By Lucy Komisar
Condé Nast Portfolio, July 15, 2008
Jim Courter quits campaign after report of F.C.C. fine.
Jim Courter, one of Senator John McCain’s top fundraisers, has resigned from the McCain campaign just days after Lucy Komisar reported on portfolio.com that Courter’s company had been fined by regulators.
The Federal Communications Commission last week levied a fine of $1.3 million against IDT, a New Jersey telecommunications company headed by Courter, for failing to disclose its 2003-04 long-distance phone agreements with Haiti.
Courter’s resignation is the latest shake-up among aides and fund raisers to the two presumptive presidential candidates. James Johnson resigned last month from Senator Barack Obama’s campaign following disclosures that he had received a mortgage on favorable terms from Countrywide Financial. Samantha Power quit as a foreign policy adviser to the Obama campaign in March after she was quoted as calling Senator Hillary Clinton “a monster.”
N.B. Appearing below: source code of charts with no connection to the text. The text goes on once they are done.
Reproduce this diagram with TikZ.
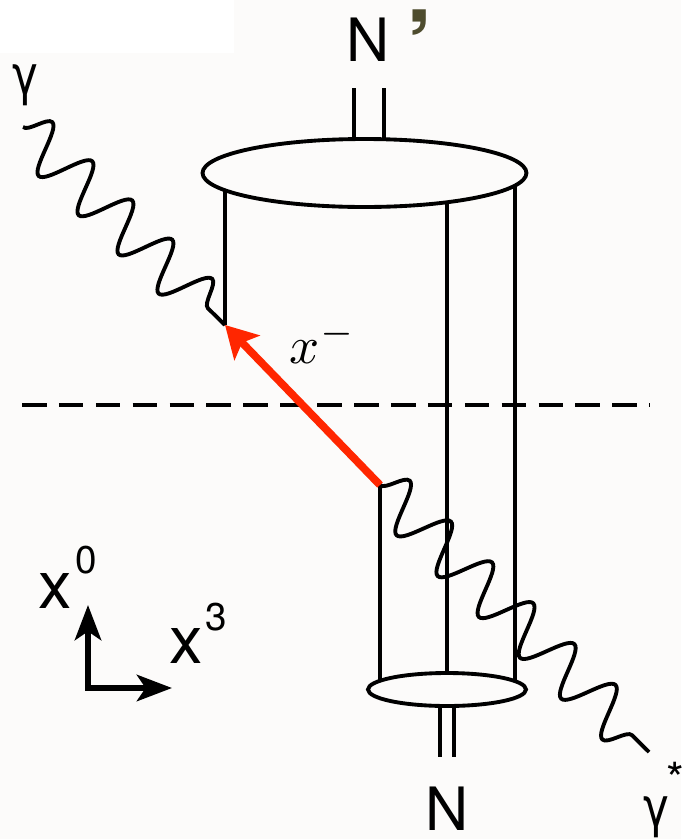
\documentclass[tikz,border=0pt]{standalone}
\usepackage{fontspec}
\usepackage{graphicx}
\setmainfont{TeX Gyre Heros}
\newfontfamily\gfont[FakeStretch=0.8]{DejaVu Sans}
\usetikzlibrary{arrows.meta,decorations.pathmorphing,shapes.geometric}
\definecolor{paper}{RGB}{252,251,250}
\definecolor{probe}{RGB}{255,38,0}
\definecolor{primecol}{RGB}{78,76,46}
\begin{document}
\begin{tikzpicture}[x=0.02cm,y=-0.02cm,line width=2.2pt,
 blob/.style={draw,ellipse,fill=paper,inner sep=0pt},
 photon/.style={decorate,decoration={snake,amplitude=0.48cm,segment length=#1}},
 axis/.style={line width=3.2pt,{Stealth[length=20pt,width=15pt,inset=5pt]}-{Stealth[length=20pt,width=15pt,inset=5pt]}},
 lbl/.style={inner sep=0pt}]
\useasboundingbox (0,0) rectangle (681,839);
\fill[paper] (0,0) rectangle (681,839);
\fill[white] (0,0) rectangle (234,53);
\coordinate (dL) at (22,405);
\coordinate (dR) at (650,405);
\draw[dash pattern=on 14pt off 7pt] (dL) -- (dR);
\coordinate (cf) at (364.5,173);
\coordinate (ci) at (447,689.5);
\coordinate (vtop) at (225,325);
\coordinate (vbot) at (380,485);
\coordinate (rr) at (515,173);
\draw (vtop |- cf) -- (vtop);
\draw (vbot) -- (vbot |- ci);
\draw (ci |- cf) -- (ci);
\draw (rr) -- (rr |- ci);
\foreach \x in {354,384} \draw (\x,88) -- (\x,173);
\foreach \x in {440,454} \draw (\x,689) -- (\x,757);
\node[blob,minimum width=6.48cm,minimum height=1.36cm] (Nf) at (cf) {};
\node[blob,minimum width=3.16cm,minimum height=0.66cm] (Ni) at (ci) {};
\coordinate (gA) at (23,127);
\coordinate (gB) at (649,752);
\draw[photon=1.12cm] (gA) -- (vtop);
\draw[photon=1.16cm] (vbot) -- (gB);
\draw[probe,line width=4.4pt,-{Stealth[length=18pt,width=20pt,inset=4pt]}] (vbot) -- (vtop);
\coordinate (org) at (88,688);
\coordinate (t0) at (88,605);
\coordinate (t3) at (172,688);
\draw[axis] (t0) -- (org) -- (t3);
\node[lbl,font=\fontsize{34}{34}\selectfont,anchor=base] (Np) at (368,61) {N};
\node[lbl,font=\fontsize{56}{56}\selectfont\bfseries,text=primecol,anchor=north west] (pr) at (405,8) {’};
\node[lbl,font=\fontsize{34}{34}\selectfont,anchor=base] (Nn) at (447,830) {N};
\node[lbl,font=\gfont\fontsize{31}{31}\selectfont,anchor=north] (ga) at (25,63) {γ};
\node[lbl,font=\gfont\fontsize{31}{31}\selectfont,anchor=north] (gb) at (656,795) {γ};
\node[lbl,font=\fontsize{26}{26}\selectfont,anchor=north west] (st) at (665,760) {*};
\node[lbl,font=\fontsize{38}{38}\selectfont,anchor=base] (x0) at (55,608) {x};
\node[lbl,font=\fontsize{22}{22}\selectfont,anchor=base] (s0) at (86,573) {0};
\node[lbl,font=\fontsize{38}{38}\selectfont,anchor=base] (x3) at (186.5,663) {x};
\node[lbl,font=\fontsize{22}{22}\selectfont,anchor=base] (s3) at (216.5,630) {3};
\node[lbl,font=\fontsize{10}{10}\selectfont,anchor=base west] (xm) at (288,363) {\scalebox{3}{$x^{-}$}};
\end{tikzpicture}
\end{document}
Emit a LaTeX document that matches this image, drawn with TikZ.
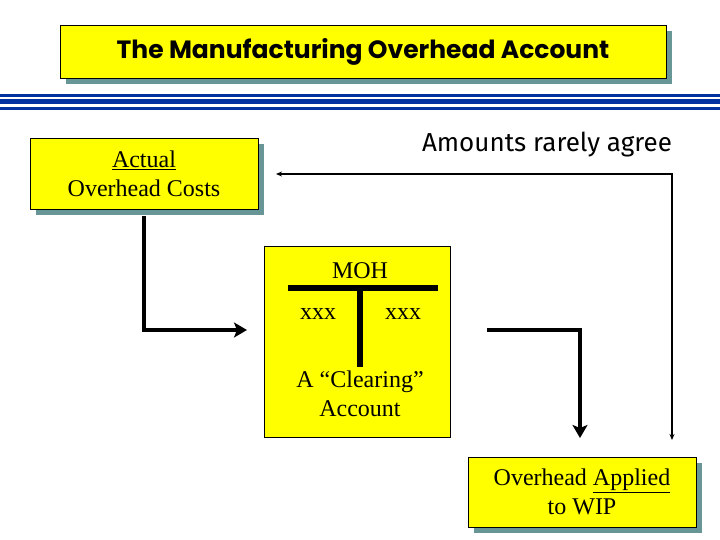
\documentclass[tikz,border=0pt]{standalone}
\usepackage{fontspec}
\setmainfont{Liberation Serif}
\newfontfamily\titlefont{Poppins}
\newfontfamily\notefont{Fira Sans}
\usetikzlibrary{arrows.meta,shadows}
\definecolor{boxyellow}{RGB}{255,255,0}
\definecolor{shadowgray}{RGB}{104,150,150}
\definecolor{rulesblue}{RGB}{0,51,160}
\tikzset{
  shadowbox/.style={draw,line width=0.8pt,fill=boxyellow,inner sep=0pt,align=center,
    font=\fontsize{24}{29}\selectfont,
    drop shadow={shadow xshift=6pt,shadow yshift=-6pt,fill=shadowgray,opacity=1}},
  plainbox/.style={draw,line width=0.8pt,fill=boxyellow,inner sep=0pt},
  boxtext/.style={inner sep=0pt,align=center,font=\fontsize{24}{29}\selectfont},
  flow/.style={line width=3.5pt,-{Stealth[length=13pt,width=15pt,inset=3pt]}},
  tlines/.style={line width=6pt},
  agree/.style={line width=1.5pt,{Stealth[length=6pt,width=5pt]}-{Stealth[length=6pt,width=5pt]}}
}
\begin{document}
\begin{tikzpicture}[x=1pt,y=-1pt]
\useasboundingbox (0,0) rectangle (720,540);
\fill[rulesblue] (0,94) rectangle (720,97.5);
\fill[rulesblue] (0,99) rectangle (720,104.5);
\fill[rulesblue] (0,107) rectangle (720,110);
\node[shadowbox,minimum width=606pt,minimum height=53pt,font=\titlefont\bfseries\fontsize{25}{28}\selectfont] (title) at (363,51.5) {The Manufacturing Overhead Account};
\node[shadowbox,minimum width=228pt,minimum height=71pt] (actual) at (144,173.5) {\underline{Actual}\\Overhead Costs};
\node[plainbox,minimum width=186pt,minimum height=191pt] (moh) at (357,342) {};
\node[shadowbox,minimum width=228pt,minimum height=70pt] (applied) at (582,492) {Overhead \underline{Applied}\\to WIP};
\node[inner sep=0pt,font=\notefont\fontsize{26}{30}\selectfont] (rarely) at (547,145) {Amounts rarely agree};
\node[boxtext] (mohname) at (360,271) {MOH};
\node[boxtext] (debit) at (318,314) {xxx};
\node[boxtext] (credit) at (403,314) {xxx};
\node[boxtext] (clearing) at (360,394) {A ``Clearing''\\Account};
\coordinate (tl) at (288,288);
\coordinate (tr) at (438,288);
\coordinate (tt) at (360,288);
\coordinate (tb) at (360,367);
\draw[tlines] (tl) -- (tr);
\draw[tlines] (tt) -- (tb);
\coordinate (actualout) at (144,216);
\coordinate (mohin) at (247,330);
\coordinate (mohout) at (487,330);
\coordinate (appliedin) at (580,438);
\coordinate (agreeleft) at (276,174);
\coordinate (agreebottom) at (672,440);
\draw[flow] (actualout) |- (mohin);
\draw[flow] (mohout) -| (appliedin);
\draw[agree] (agreeleft) -| (agreebottom);
\end{tikzpicture}
\end{document}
Recently Phil Gramm had his role as an economic adviser to McCain reduced after he was quoted as playing down the economy’s woes, saying that a “nation of whiners” was at fault.
Courter, a former New Jersey Republican congressman, was one of 20 McCain national finance co-chairmen. Before resigning yesterday, he had been with the campaign since February 2007. He was a “Trailblazer” for McCain, meaning he raised at least $100,000. The IDT PAC has contributed $84,850 in 2008.
An IDT spokesman said: “Mr. Courter has the utmost respect for the Senator and holds him in the highest esteem. As such, Mr. Courter did not desire to see a personal business matter, wholly unrelated to the Senator’s presidential bid, to detract from the core issues facing the American people.”
Calls to the McCain campaign were not immediately returned.
When the F.C.C. forced IDT to file its 2003-04 telecommunications agreement with Haiti, it showed that IDT had negotiated an illegal long distance rate, with payments made to a Turks & Caicos shell company instead of a Haiti Telco account in Haiti.
Testimony by a former IDT official, Michael Jewett, who was fired after he objected to the deal, indicates that the payments to Mount Salem were kickbacks to Aristide. Jewett has filed a lawsuit against the company for unlawful dismissal.
The IDT spokesman said that it was his understanding that Mount Salem was a subsidiary of Haiti Telco.
He said: “IDT has maintained for several years that it has operated with professional and becoming conduct expected of any major US multinational corporation. There is and always has been a relationship of high standing maintained with our governmental channel partner, Haiti Telco.
“As is the practice with any American multinational company conducting business with foreign governments, business contracts are properly and professionally negotiated by management. When a particular government agency identifies in contract its preferred bank account for services rendered, whether those be domestically based or in neighboring financial centers in good standing with that specific country, we, like any other American firm, honor such terms of contract.”
Still, the deal raises a number of questions. If a foreign government agency is corrupt and it gives a U.S. company a sweetheart deal, like the below-market rate plan IDT sought to keep secret from the F.C.C. and competitors, a payment to the bank of that government agency’s choice might be considered a kickback and a violation of the Foreign Corrupt Practices Act.
And suspicions would certainly be aroused if the bank was in a tax haven and not in the government’s own country. Mount Salem’s registration papers do not indicate it was a subsidiary of Haiti TeleCo. Its only legal connection was to a Turks & Caicos law firm.